• EXERCISE AIM: Write again exactly the lines in the listing below, starting at the line with "Clone this chart" and ending at the line with "Chart.register(...registerables);", both included. Pictures are not copied.

Entries with chart source code:
▶
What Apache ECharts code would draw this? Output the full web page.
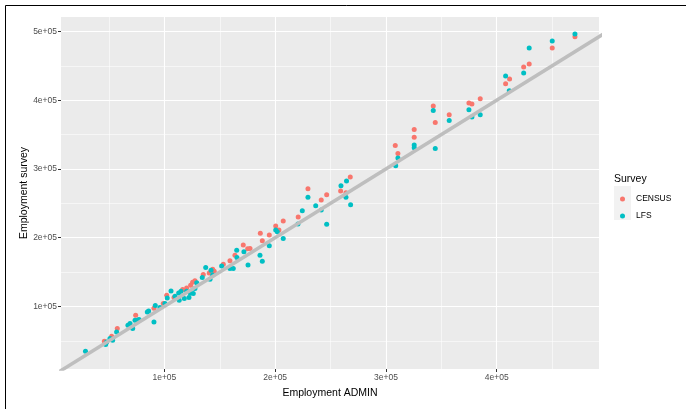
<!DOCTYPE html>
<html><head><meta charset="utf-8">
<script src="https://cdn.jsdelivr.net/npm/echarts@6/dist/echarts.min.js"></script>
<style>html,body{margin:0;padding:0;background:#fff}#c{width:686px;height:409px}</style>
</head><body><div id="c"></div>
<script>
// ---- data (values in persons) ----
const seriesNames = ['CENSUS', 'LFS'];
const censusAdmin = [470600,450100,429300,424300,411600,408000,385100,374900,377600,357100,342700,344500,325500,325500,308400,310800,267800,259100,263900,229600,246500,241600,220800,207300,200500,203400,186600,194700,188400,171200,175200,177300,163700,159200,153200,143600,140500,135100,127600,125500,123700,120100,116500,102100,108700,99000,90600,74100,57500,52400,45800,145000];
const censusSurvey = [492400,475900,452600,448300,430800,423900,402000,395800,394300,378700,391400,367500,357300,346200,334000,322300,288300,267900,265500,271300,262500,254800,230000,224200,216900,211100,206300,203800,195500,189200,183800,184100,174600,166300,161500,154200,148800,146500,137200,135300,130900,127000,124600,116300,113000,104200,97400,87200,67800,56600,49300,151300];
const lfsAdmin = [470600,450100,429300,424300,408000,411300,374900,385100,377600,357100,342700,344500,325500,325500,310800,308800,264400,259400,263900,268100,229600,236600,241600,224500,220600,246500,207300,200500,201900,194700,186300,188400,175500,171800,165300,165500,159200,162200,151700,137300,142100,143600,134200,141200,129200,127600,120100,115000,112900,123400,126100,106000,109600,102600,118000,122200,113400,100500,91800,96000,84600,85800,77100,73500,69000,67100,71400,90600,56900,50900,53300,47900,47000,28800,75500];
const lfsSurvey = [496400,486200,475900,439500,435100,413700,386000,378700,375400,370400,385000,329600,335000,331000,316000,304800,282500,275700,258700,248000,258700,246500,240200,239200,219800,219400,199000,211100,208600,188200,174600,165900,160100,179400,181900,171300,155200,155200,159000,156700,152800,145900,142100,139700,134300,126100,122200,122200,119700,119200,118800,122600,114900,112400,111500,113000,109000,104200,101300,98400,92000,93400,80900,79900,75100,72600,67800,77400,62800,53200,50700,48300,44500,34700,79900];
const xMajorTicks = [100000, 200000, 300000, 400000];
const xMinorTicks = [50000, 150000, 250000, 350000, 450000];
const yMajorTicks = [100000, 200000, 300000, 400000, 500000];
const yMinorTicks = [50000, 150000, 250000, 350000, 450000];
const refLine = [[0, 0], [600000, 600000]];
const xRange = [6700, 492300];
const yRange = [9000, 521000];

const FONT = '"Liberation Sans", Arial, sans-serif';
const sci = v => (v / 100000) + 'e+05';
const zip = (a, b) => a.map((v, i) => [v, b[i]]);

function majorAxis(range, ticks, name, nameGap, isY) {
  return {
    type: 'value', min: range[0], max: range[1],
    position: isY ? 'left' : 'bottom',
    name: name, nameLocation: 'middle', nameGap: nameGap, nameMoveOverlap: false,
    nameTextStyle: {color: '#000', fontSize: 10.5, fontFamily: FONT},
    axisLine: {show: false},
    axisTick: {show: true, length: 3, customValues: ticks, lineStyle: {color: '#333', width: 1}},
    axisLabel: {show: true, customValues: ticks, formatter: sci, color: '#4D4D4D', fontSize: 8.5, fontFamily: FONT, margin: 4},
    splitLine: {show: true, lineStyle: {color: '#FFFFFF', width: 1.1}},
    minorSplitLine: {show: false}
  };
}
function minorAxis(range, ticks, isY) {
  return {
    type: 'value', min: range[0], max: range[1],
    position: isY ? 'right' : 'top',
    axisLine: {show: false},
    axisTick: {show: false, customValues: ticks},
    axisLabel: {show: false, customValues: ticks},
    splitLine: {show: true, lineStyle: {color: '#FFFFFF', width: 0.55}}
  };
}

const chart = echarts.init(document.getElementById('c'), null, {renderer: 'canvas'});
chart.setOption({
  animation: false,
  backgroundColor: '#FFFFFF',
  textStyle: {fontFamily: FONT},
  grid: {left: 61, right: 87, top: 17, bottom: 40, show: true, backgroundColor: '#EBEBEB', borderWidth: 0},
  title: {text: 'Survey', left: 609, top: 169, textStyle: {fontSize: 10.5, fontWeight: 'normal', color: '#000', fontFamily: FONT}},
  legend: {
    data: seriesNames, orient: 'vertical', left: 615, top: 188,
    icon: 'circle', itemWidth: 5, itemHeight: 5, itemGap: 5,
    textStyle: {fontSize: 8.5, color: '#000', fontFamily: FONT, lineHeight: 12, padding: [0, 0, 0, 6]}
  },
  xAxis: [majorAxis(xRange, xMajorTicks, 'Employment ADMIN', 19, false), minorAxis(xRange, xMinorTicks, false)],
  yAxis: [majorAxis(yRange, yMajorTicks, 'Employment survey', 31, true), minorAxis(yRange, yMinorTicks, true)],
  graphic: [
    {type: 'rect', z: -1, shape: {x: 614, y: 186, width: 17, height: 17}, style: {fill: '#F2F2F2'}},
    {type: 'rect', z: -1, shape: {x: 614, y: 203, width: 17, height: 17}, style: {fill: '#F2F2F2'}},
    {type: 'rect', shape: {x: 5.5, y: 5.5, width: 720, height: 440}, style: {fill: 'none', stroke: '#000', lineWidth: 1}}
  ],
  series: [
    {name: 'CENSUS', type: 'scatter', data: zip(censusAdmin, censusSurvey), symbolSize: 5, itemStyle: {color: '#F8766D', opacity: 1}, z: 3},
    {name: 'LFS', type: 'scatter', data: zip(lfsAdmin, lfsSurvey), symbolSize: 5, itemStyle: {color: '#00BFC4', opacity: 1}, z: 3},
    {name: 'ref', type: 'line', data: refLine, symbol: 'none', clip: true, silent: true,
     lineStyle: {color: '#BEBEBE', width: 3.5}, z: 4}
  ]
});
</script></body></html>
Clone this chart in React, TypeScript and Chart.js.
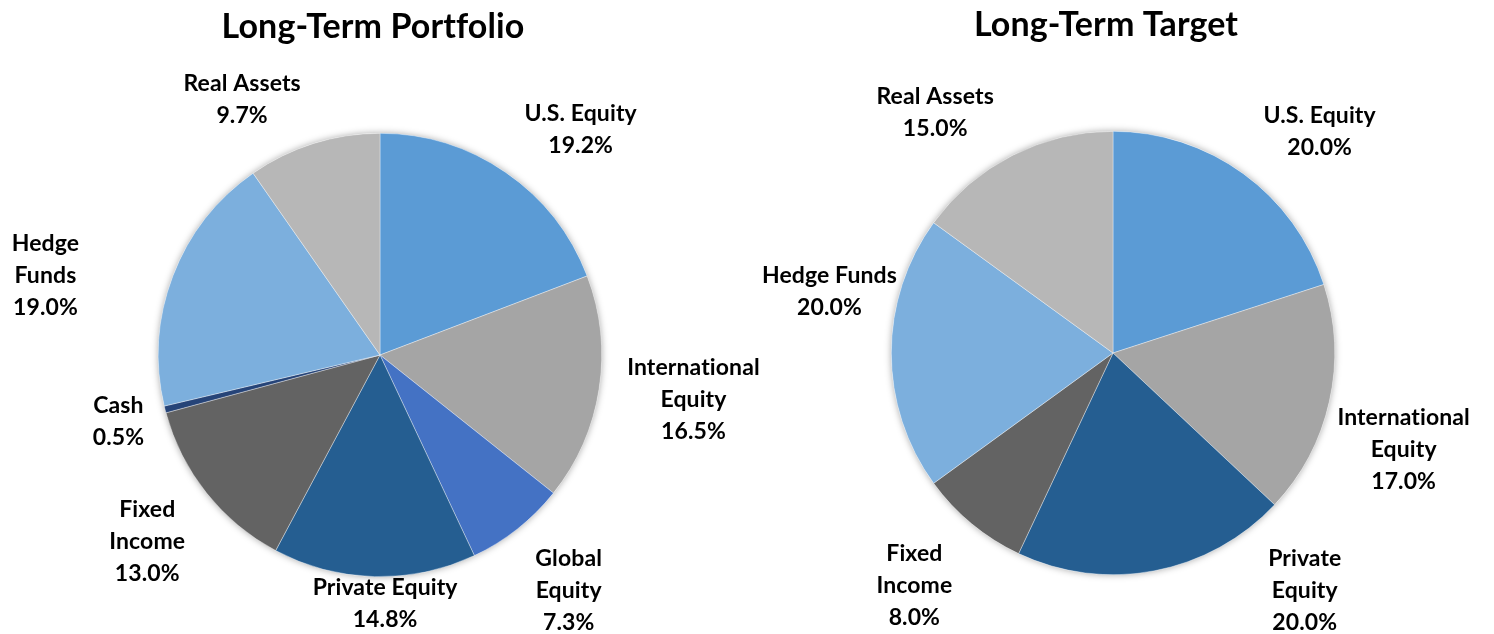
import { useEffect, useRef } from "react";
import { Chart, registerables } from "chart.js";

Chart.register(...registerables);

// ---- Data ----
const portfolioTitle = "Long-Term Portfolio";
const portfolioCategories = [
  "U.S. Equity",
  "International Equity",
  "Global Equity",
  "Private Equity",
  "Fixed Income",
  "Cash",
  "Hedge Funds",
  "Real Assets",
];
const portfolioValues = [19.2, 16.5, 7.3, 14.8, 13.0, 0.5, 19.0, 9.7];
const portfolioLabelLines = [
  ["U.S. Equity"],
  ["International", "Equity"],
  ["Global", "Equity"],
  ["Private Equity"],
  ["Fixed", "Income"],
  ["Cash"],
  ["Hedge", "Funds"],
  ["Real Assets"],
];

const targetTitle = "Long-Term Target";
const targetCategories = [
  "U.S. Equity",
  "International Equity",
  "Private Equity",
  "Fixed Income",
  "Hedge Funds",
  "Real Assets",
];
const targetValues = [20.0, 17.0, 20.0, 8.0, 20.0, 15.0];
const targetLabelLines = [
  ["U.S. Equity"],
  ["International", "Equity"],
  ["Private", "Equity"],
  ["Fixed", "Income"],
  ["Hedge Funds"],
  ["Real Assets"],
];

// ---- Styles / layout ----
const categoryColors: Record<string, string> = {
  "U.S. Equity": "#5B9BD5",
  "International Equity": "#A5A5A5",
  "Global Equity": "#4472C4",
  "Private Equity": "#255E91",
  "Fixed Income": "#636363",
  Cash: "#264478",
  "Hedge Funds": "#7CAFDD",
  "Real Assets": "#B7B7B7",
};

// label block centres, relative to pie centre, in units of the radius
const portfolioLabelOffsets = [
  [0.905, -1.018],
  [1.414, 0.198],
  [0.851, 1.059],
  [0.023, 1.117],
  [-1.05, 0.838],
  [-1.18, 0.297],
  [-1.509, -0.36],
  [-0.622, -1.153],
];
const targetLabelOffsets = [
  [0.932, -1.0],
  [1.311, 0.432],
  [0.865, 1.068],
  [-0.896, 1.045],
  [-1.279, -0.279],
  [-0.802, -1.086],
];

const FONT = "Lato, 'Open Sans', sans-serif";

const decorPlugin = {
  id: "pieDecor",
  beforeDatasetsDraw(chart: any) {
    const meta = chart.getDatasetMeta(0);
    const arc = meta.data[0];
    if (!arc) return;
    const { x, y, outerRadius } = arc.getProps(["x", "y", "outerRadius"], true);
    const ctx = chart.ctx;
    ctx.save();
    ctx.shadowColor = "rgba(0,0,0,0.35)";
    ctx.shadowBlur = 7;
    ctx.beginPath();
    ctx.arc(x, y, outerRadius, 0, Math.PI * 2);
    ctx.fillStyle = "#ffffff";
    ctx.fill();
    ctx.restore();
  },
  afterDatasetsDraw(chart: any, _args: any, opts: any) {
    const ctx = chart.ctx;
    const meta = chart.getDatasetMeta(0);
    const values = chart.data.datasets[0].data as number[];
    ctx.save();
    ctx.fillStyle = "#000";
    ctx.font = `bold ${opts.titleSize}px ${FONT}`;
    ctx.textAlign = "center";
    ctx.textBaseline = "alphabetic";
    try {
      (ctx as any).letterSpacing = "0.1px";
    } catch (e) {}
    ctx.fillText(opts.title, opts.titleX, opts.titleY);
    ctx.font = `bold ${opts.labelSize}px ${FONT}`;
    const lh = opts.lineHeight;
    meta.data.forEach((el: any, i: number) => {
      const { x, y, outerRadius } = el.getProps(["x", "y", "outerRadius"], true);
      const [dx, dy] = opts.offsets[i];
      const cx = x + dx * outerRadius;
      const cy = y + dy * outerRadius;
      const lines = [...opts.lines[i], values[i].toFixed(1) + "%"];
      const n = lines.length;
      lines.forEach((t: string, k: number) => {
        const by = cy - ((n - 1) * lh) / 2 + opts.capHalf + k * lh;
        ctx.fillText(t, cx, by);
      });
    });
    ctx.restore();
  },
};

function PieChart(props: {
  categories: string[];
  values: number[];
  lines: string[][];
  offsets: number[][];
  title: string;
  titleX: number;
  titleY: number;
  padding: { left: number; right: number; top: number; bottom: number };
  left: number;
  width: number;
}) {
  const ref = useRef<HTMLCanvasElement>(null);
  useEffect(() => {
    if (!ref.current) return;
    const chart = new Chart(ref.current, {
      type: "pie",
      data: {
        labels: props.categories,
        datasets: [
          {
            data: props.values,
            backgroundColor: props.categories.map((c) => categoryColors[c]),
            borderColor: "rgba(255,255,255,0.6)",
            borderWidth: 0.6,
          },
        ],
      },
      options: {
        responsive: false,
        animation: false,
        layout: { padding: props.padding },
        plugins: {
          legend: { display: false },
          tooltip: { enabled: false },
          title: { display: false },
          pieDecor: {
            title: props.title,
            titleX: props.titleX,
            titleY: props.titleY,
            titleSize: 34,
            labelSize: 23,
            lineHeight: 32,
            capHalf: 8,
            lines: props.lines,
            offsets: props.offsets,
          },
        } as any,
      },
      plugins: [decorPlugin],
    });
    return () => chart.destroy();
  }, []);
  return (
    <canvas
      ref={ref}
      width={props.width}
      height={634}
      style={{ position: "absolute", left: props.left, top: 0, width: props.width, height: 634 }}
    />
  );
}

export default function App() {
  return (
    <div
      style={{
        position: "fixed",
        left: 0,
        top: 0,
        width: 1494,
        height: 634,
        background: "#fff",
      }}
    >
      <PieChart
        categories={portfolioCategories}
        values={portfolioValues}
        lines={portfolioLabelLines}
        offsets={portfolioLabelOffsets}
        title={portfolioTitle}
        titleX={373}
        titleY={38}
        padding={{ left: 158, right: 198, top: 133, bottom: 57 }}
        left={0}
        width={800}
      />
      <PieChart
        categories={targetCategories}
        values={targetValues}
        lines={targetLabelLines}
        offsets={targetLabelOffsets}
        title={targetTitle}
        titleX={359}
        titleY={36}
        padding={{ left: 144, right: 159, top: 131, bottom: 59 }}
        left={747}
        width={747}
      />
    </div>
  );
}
◀
• SOLVED EXERCISE:
Clone this chart in React, TypeScript and Chart.js.
import { useEffect, useRef } from "react";
import { Chart, registerables } from "chart.js";

Chart.register(...registerables);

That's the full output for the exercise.